◆ **YOUR GOAL**: Search the material for the string "this" and copy each line where it occurs.

◆ **INFORMATION SUPPLIED**:

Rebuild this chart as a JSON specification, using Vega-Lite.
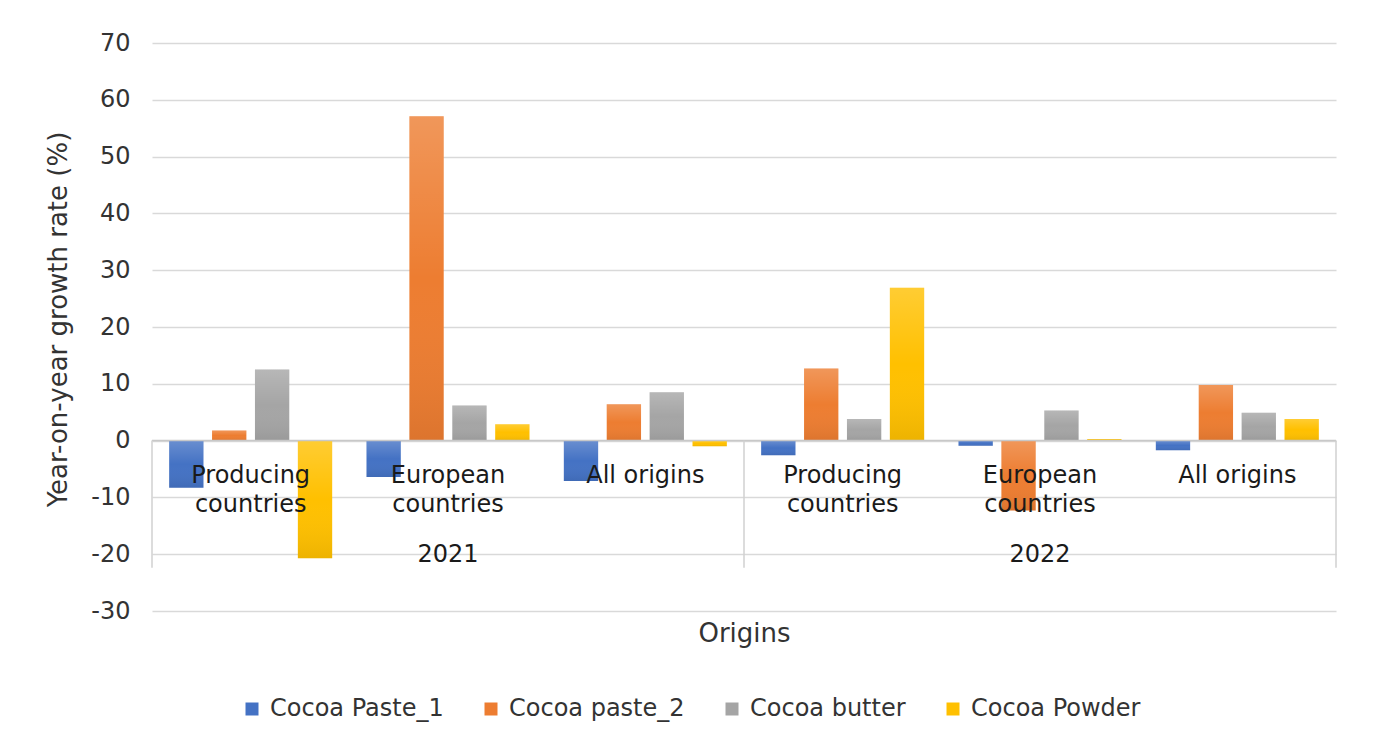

* * *

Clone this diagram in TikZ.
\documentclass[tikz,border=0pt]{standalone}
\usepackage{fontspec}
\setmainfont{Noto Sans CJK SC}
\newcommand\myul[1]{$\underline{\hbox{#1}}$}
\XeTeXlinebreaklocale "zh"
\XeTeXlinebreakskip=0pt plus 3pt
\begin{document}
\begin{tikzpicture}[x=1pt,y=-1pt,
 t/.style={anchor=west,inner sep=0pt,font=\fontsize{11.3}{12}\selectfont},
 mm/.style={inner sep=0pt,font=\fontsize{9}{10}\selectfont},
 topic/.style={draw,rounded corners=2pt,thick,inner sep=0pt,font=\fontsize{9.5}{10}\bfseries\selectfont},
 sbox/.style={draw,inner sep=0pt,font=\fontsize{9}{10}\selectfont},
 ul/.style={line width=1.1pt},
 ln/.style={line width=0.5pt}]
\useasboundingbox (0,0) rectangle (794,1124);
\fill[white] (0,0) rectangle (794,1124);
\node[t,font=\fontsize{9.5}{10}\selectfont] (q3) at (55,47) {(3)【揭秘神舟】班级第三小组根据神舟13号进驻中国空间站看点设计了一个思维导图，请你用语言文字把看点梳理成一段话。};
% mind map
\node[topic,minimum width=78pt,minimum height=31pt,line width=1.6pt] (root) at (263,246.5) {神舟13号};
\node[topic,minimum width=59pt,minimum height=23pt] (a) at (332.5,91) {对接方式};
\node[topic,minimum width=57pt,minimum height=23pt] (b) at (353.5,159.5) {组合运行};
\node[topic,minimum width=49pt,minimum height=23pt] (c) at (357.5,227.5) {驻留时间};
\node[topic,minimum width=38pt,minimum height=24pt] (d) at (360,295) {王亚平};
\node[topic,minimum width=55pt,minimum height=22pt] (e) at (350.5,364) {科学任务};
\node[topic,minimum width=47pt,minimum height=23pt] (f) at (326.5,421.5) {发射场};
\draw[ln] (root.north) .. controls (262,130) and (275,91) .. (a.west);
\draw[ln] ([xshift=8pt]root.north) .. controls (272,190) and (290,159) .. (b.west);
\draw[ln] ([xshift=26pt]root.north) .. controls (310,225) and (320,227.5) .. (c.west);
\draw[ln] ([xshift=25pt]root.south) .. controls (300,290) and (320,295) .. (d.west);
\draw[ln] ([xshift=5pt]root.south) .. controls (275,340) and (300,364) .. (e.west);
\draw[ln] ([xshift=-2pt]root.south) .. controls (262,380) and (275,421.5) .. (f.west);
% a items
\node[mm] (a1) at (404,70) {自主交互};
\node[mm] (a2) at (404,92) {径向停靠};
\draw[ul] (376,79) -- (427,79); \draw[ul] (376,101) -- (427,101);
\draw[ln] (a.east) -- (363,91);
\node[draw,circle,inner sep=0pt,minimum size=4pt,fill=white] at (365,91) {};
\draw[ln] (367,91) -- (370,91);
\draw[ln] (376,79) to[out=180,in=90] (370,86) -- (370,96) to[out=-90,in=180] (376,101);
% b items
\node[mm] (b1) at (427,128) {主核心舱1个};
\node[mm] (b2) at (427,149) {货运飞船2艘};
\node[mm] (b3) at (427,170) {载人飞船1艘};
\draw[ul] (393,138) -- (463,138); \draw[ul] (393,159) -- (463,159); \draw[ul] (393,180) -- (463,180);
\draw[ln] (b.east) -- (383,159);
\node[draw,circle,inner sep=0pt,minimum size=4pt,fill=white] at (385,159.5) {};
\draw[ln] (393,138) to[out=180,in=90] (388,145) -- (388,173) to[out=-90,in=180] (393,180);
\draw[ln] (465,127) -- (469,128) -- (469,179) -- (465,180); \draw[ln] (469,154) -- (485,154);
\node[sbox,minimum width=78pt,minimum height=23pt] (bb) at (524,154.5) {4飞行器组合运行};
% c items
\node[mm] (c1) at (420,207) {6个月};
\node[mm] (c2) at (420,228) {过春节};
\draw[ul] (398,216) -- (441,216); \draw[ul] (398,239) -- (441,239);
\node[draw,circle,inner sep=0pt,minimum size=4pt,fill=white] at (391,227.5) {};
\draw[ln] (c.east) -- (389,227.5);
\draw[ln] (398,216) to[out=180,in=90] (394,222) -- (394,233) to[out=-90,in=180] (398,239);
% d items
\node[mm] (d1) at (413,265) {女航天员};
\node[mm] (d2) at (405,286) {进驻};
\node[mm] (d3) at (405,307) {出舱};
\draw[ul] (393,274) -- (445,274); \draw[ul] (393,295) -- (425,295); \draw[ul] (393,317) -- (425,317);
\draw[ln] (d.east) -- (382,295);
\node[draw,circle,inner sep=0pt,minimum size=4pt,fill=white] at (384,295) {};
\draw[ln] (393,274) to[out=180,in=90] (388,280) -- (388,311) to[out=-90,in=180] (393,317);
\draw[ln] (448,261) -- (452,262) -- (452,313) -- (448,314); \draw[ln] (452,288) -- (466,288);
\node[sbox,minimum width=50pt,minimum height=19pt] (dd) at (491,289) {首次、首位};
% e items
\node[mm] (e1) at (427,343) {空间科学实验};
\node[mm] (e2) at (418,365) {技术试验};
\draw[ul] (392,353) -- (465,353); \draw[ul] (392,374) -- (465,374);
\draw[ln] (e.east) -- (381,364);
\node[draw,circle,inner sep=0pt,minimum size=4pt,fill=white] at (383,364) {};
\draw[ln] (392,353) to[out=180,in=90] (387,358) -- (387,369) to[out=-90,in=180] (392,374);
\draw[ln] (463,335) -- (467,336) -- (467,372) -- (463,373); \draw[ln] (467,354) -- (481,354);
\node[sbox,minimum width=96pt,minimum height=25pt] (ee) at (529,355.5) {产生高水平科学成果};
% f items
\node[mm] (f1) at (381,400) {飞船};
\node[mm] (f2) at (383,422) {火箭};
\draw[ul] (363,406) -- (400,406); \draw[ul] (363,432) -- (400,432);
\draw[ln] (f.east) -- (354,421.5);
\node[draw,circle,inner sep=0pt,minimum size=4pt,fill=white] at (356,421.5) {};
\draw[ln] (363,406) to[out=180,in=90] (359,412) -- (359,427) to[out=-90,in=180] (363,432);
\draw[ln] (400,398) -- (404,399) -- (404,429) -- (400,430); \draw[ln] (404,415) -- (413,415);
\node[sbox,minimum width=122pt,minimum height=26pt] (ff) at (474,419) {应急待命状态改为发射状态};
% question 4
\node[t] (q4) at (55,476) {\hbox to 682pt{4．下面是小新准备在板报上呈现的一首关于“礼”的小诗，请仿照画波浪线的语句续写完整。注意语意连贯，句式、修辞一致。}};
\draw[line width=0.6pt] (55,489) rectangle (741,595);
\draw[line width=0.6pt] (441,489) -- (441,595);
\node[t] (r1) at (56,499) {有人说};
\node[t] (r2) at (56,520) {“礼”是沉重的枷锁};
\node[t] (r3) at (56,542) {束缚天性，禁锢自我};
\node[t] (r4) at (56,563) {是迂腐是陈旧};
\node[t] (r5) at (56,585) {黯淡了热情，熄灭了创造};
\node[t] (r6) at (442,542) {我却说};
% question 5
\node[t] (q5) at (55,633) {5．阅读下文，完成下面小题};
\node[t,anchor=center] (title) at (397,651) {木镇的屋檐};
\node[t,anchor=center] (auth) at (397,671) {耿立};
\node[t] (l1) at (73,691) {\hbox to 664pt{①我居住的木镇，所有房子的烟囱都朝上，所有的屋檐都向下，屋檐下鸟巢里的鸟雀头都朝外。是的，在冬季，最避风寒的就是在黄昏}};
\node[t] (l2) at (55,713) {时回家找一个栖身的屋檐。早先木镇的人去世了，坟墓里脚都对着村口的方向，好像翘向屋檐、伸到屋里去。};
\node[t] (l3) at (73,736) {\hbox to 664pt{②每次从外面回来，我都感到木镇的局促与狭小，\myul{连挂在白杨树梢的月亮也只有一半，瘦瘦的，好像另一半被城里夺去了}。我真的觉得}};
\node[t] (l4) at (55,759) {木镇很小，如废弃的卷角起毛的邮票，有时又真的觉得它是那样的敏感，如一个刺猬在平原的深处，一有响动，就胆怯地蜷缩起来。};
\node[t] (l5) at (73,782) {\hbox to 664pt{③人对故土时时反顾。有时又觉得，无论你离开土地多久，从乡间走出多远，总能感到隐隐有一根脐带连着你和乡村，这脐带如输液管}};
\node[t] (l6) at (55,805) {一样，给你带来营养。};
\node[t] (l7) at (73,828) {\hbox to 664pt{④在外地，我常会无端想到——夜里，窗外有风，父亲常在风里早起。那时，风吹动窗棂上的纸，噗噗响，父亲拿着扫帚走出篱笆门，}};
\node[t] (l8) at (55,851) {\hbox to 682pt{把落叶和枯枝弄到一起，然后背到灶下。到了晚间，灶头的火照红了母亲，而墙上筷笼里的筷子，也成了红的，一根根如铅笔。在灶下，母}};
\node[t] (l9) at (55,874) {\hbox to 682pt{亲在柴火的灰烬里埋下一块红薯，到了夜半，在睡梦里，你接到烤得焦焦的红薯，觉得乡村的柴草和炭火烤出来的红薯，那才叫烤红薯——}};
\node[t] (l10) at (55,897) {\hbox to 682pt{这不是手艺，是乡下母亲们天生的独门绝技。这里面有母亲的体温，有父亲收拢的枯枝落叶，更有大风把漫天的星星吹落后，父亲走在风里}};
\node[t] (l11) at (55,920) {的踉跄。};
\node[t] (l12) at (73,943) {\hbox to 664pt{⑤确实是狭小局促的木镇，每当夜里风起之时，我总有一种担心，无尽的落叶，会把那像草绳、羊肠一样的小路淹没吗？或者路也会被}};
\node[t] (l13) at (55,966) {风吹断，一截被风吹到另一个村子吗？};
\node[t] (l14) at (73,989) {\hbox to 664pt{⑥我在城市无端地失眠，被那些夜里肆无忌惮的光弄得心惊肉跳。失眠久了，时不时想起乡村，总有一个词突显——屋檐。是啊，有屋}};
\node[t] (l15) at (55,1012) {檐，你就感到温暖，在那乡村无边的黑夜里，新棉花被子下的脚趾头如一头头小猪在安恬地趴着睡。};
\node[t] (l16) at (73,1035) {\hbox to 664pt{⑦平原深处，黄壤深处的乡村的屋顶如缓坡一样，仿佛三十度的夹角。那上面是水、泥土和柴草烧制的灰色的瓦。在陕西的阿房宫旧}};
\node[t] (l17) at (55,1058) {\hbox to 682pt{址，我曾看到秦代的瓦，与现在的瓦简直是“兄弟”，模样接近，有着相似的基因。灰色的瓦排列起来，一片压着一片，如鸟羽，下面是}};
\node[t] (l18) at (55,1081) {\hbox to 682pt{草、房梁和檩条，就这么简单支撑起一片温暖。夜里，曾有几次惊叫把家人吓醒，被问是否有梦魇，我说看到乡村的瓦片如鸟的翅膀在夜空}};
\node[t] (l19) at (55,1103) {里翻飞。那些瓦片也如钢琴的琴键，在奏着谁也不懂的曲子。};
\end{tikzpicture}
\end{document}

◆ **CORRECT RESPONSE**:
Rebuild this chart as a JSON specification, using Vega-Lite.
Clone this diagram in TikZ.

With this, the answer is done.